2. Pass the wf-id as the `"target"` string (no selector syntax around it).
- For elements with stable HTML attributes, regular CSS works: `'#submit'`, `'button[type="submit"]'`, `'input[name="q"]'`, etc.
- When a CSS selector is unreliable — elements inside iframes, duplicate HTML ids, or deeply generated markup — use wf-ids instead.
- If `act_type` fails with "Target must resolve to editable element", re-take a DOM snapshot with `webfuseIDs: true` and target the inner input wf-id directly.
## Argument shape
- Parameter names must match the schema exactly — use the exact casing declared (e.g. `webfuseIDs`, `crossFrame`, NOT `webfuseids`, `crossframe`).
- A parameter whose schema type is `"object"` must be sent as a JSON object, NOT as a JSON-encoded string. Write the object body directly inside the parameter; do not wrap it in quotes.

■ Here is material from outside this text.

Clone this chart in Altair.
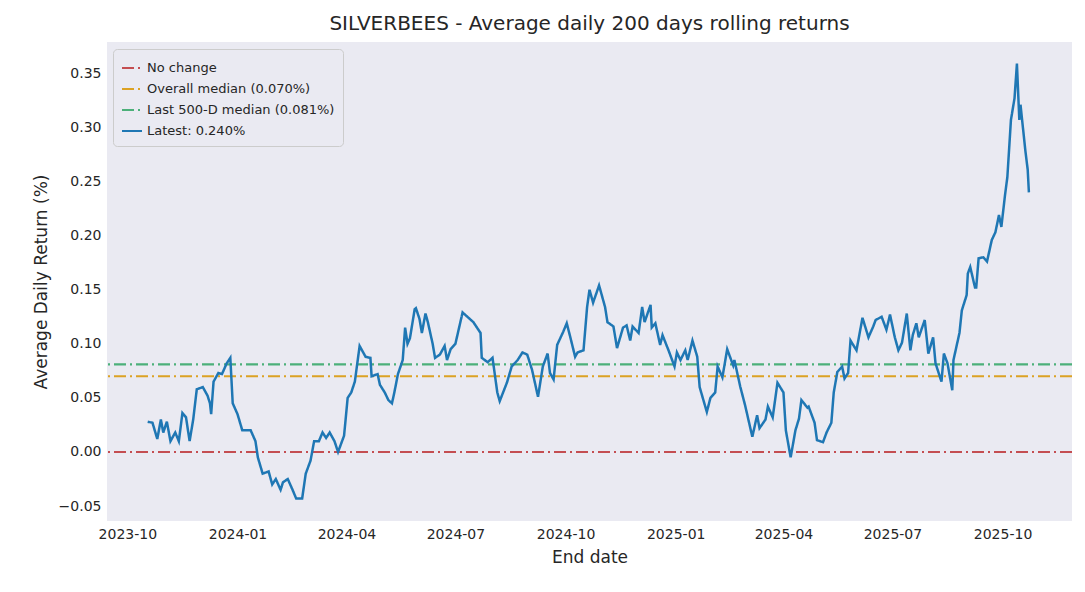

- Nested keys belong inside their parent object. Do not hoist them to the top level. If the schema declares `"options"` as an object containing `"webfuseIDs"` and `"root"`, those keys go inside `options`, not at the top level.
## Performing actions
- Dismiss any consent dialog (cookie banners, GDPR notices, newsletter popups, or other modals) immediately before interacting with page content. Do not try to click navigation or form elements until the overlay is gone.
- `"moveMouse"` defaults to true in all action tools — do not explicitly disable it unless the element is already focused and mouse movement is undesirable.
- For native HTML `<select>` dropdowns, use `act_select` (not `act_click`). Pass the option's value attribute, not its display text.
- For keyboard shortcuts: key events are dispatched to the page, not the OS. Standard editing keys (Enter, Backspace, Delete) work as expected. OS-level shortcuts such as Ctrl+C or Ctrl+V will NOT work unless the page has explicitly implemented them.
## Error handling
- Tool results contain an `isError` field. If true, read the `content` field for error details, analyze the cause, and adjust your strategy before retrying.
- Do not change argument shape in response to a tool error. Errors are about content (wrong selector, missing element) — the next call uses the same parameter names and the same nesting.
If unsure — ask the user for clarification or additional information.